Fluctuations of the Initial Conditions and the Continuous Emission in the Hydrodynamical Description of Two-Pion Interferometry

Within the hydrodynamical approach, we study the Bose-Einstein correlation of identical pions by taking into account both event-by-event fluctuating initial conditions and continuous pion emission during the whole development of the hot and dense matter formed in high-energy collisions. Important deviations occur, compared to the usual hydrocalculations with smooth initial conditions and a sudden freeze-out on a well defined hypersurface. Comparison with data at the BNL Relativistic Heavy Ion Collider (RHIC) shows that, despite the rather rough approximation we used here, this description can account for the $m_T$ dependence of $R_L$ and $R_s$, and produces a significant improvement for $R_o$ with respect to the usual version.

Figure 1

Examples of initial conditions for central $\mathrm{A}\mathrm{u}+\mathrm{A}\mathrm{u}$ collisions given by NeXus at midrapidity plane. Energy density is plotted in units of $\mathrm{G}\mathrm{e}\mathrm{V}/{\mathrm{f}\mathrm{m}}^3$. Left: one random event.

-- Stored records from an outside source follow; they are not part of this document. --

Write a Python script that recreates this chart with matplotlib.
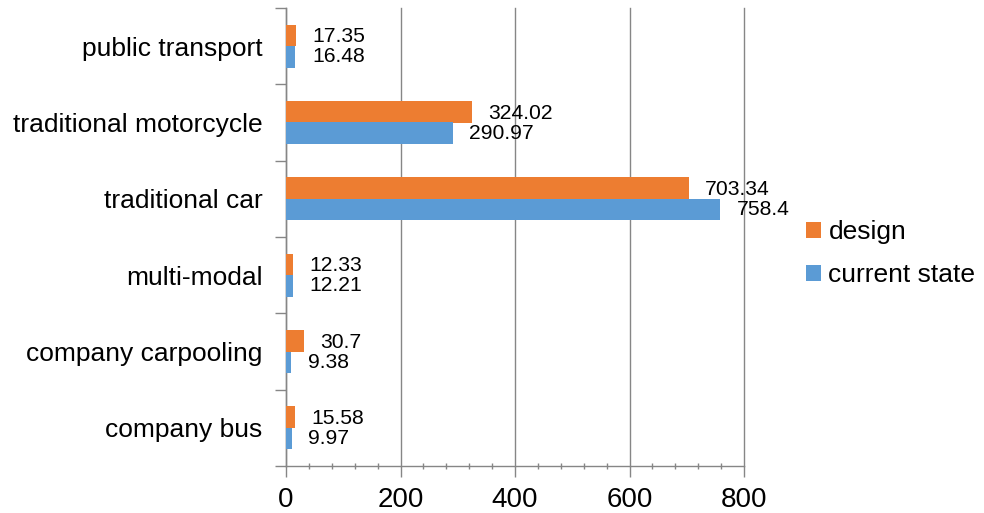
import matplotlib
matplotlib.use("Agg")
import matplotlib.pyplot as plt
import numpy as np
from matplotlib.ticker import MultipleLocator

plt.rcParams['font.family'] = ['Liberation Sans', 'DejaVu Sans']

categories = ["company bus", "company carpooling", "multi-modal",
              "traditional car", "traditional motorcycle", "public transport"]
design = [15.58, 30.7, 12.33, 703.34, 324.02, 17.35]
current_state = [9.97, 9.38, 12.21, 758.4, 290.97, 16.48]
design_labels = ["15.58", "30.7", "12.33", "703.34", "324.02", "17.35"]
current_labels = ["9.97", "9.38", "12.21", "758.4", "290.97", "16.48"]

orange = "#ED7D31"
blue = "#5B9BD5"
grid_c = "#868686"

fig = plt.figure(figsize=(9.84, 5.13), dpi=100)
ax = fig.add_axes([286/984, 1 - 466/513, (744-286)/984, (466-8)/513])

y = np.arange(len(categories))
h = 0.28
ax.barh(y + h/2, design, height=h, color=orange, label="design", zorder=3)
ax.barh(y - h/2, current_state, height=h, color=blue, label="current state", zorder=3)

for yi, v, t in zip(y, design, design_labels):
    ax.annotate(t, (v, yi + h/2), xytext=(12, -1), textcoords="offset points",
                ha="left", va="center", fontsize=15.2, color="black")
for yi, v, t in zip(y, current_state, current_labels):
    ax.annotate(t, (v, yi - h/2), xytext=(12, 0), textcoords="offset points",
                ha="left", va="center", fontsize=15.2, color="black")

ax.set_xlim(0, 800)
ax.set_ylim(-0.5, len(categories) - 0.5)
ax.xaxis.set_major_locator(MultipleLocator(200))
ax.xaxis.set_minor_locator(MultipleLocator(40))
ax.grid(axis="x", which="major", color=grid_c, linewidth=1, zorder=0)
for gl in ax.get_xgridlines():
    gl.set_clip_on(False)

# Category labels centered between boundary ticks
ax.set_yticks(np.arange(-0.5, len(categories), 1.0))
ax.set_yticklabels([])
ax.set_yticks(y, minor=True)
ax.set_yticklabels(categories, minor=True, fontsize=19)
ax.tick_params(axis="y", which="minor", length=0, pad=17)
ax.tick_params(axis="y", which="major", length=8, color=grid_c, width=1)

ax.tick_params(axis="x", which="major", length=8, color=grid_c, width=1,
               labelsize=20, pad=7)
ax.tick_params(axis="x", which="minor", length=4, direction="inout",
               color=grid_c, width=1)

for side in ["top", "right"]:
    ax.spines[side].set_visible(False)
for side in ["left", "bottom"]:
    ax.spines[side].set_color(grid_c)
    ax.spines[side].set_linewidth(1)

leg = fig.legend(loc="upper left", bbox_to_anchor=(806/984, 1 - 220/513),
                 frameon=False, fontsize=19, handlelength=0.55, handleheight=0.55,
                 handletextpad=0.3, labelspacing=0.72, borderaxespad=0,
                 borderpad=0)

fig.savefig("out.png", dpi=100)
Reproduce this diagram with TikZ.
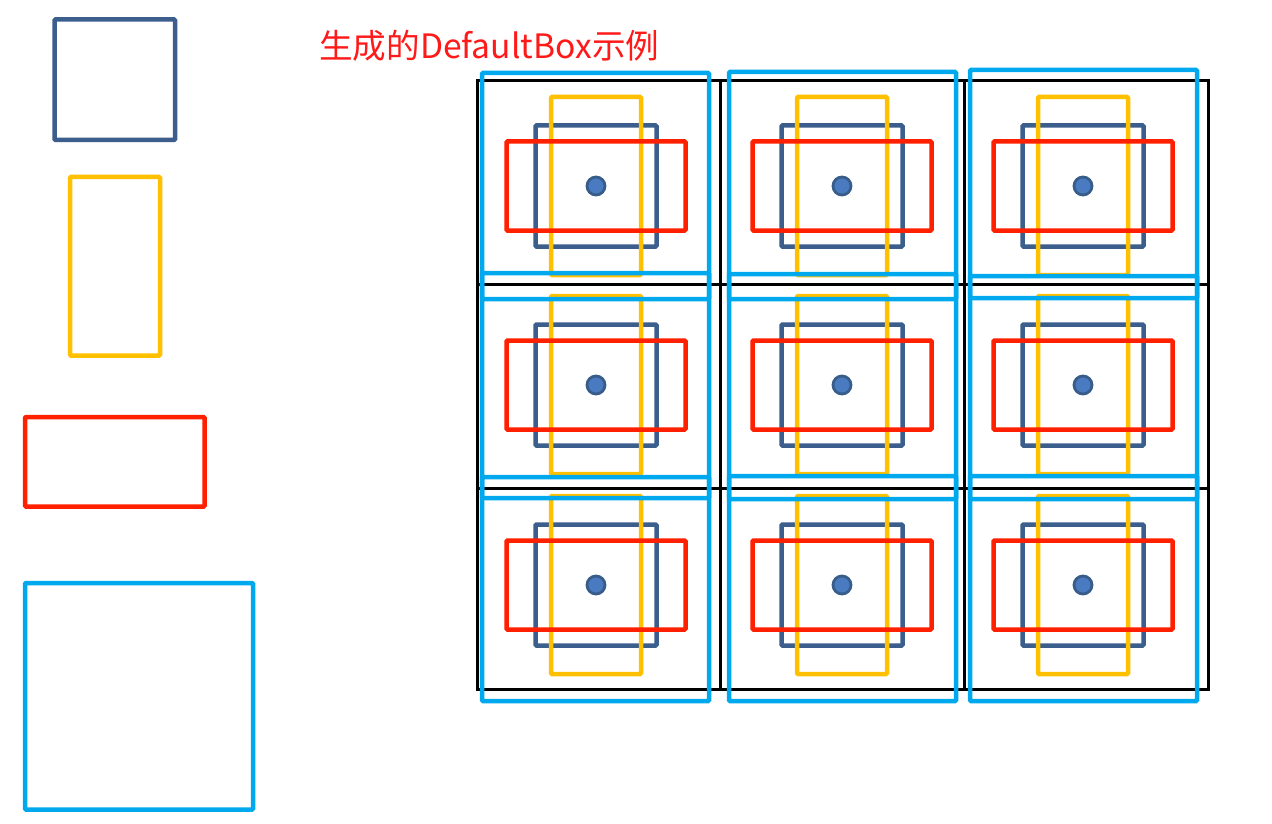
\documentclass[tikz,border=0pt]{standalone}
\usepackage{fontspec}
\newfontfamily\cjk{Noto Sans CJK SC}
\definecolor{dkblue}{HTML}{3B5E8C}
\definecolor{gold}{HTML}{FFC000}
\definecolor{redbox}{HTML}{FF2000}
\definecolor{cyanbox}{HTML}{00A9EE}
\definecolor{dotfill}{HTML}{4A7AC0}
\definecolor{dotline}{HTML}{385D8A}
\definecolor{titlered}{HTML}{FF1A1A}
\begin{document}
\begin{tikzpicture}[x=1pt,y=-1pt,
  box/.style={line width=4.5pt, rounded corners=1pt},
  gridline/.style={line width=3pt, black},
  anchordot/.style={circle, fill=dotfill, draw=dotline, line width=2.8pt, minimum size=18pt, inner sep=0pt},
  titletext/.style={anchor=west, inner sep=0pt, text=titlered, font=\cjk\fontsize{33.6}{40}\selectfont}]
\useasboundingbox (0,0) rectangle (1272,824);
\fill[white] (0,0) rectangle (1272,824);

% legend boxes
\draw[box,dkblue] (54.5,19.5) rectangle (175,140);
\draw[box,gold] (70,177) rectangle (160,355.5);
\draw[box,redbox] (25,417) rectangle (204.5,506.5);
\draw[box,cyanbox] (25,583) rectangle (253,809.5);

% title
\node[titletext] (title) at (319,46) {生成的DefaultBox示例};

% grid
\draw[gridline] (477,81) rectangle (1208,689);
\draw[gridline] (720,81) -- (720,689);
\draw[gridline] (964,81) -- (964,689);
\draw[gridline] (477,284) -- (1208,284);
\draw[gridline] (477,488) -- (1208,488);

% default boxes per cell
\foreach \cx/\i in {596/0, 842/1, 1083/2}{
  \foreach \cy/\j in {186/0, 385/1, 585/2}{
    \draw[box,dkblue] (\cx-60.5,\cy-60.5) rectangle (\cx+60.5,\cy+60.5);
    \draw[box,gold] (\cx-45,\cy-89) rectangle (\cx+45,\cy+89);
    \draw[box,redbox] (\cx-89.5,\cy-44.5) rectangle (\cx+89.5,\cy+44.5);
    \node[anchordot] (dot-\i-\j) at (\cx,\cy) {};
  }
}

% large default boxes
\foreach \xa/\xb/\ya/\yb/\yc/\yd/\ye/\yf in {482/709/73/299/273/498/477/701, 729/956/72/299/274/499/476/701, 970/1197/70/298/276/499/476/701}{
  \draw[box,cyanbox] (\xa,\ya) rectangle (\xb,\yb);
  \draw[box,cyanbox] (\xa,\yc) rectangle (\xb,\yd);
  \draw[box,cyanbox] (\xa,\ye) rectangle (\xb,\yf);
}
\end{tikzpicture}
\end{document}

Right: average over 30 random events.

Figure 2

Correlation functions from fluctuating IC and averaged IC. Sudden FO is used here. The rapidity range is $-0.5\le Y\le 0.5$ and $q_{o,s,l}$, which do not appear in the horizontal axis, are integrated over $0\le q_{o,s,l}\le 35\mathrm{M}\mathrm{e}\mathrm{V}$.

Figure 3

HBT radii and the ratio $R_o/R_s$ for sudden freeze-out (FO) and CE. 1 stands for averaged IC and two fluctuating IC. Data are from 16, 22: $({\pi }^{+}+{\pi }^{-})/2$.

Figure 4

Charged-particle $p_T$ distributions in CEM for the most central $\mathrm{A}\mathrm{u}+\mathrm{A}\mathrm{u}$ at 130 A GeV. The data are from 26.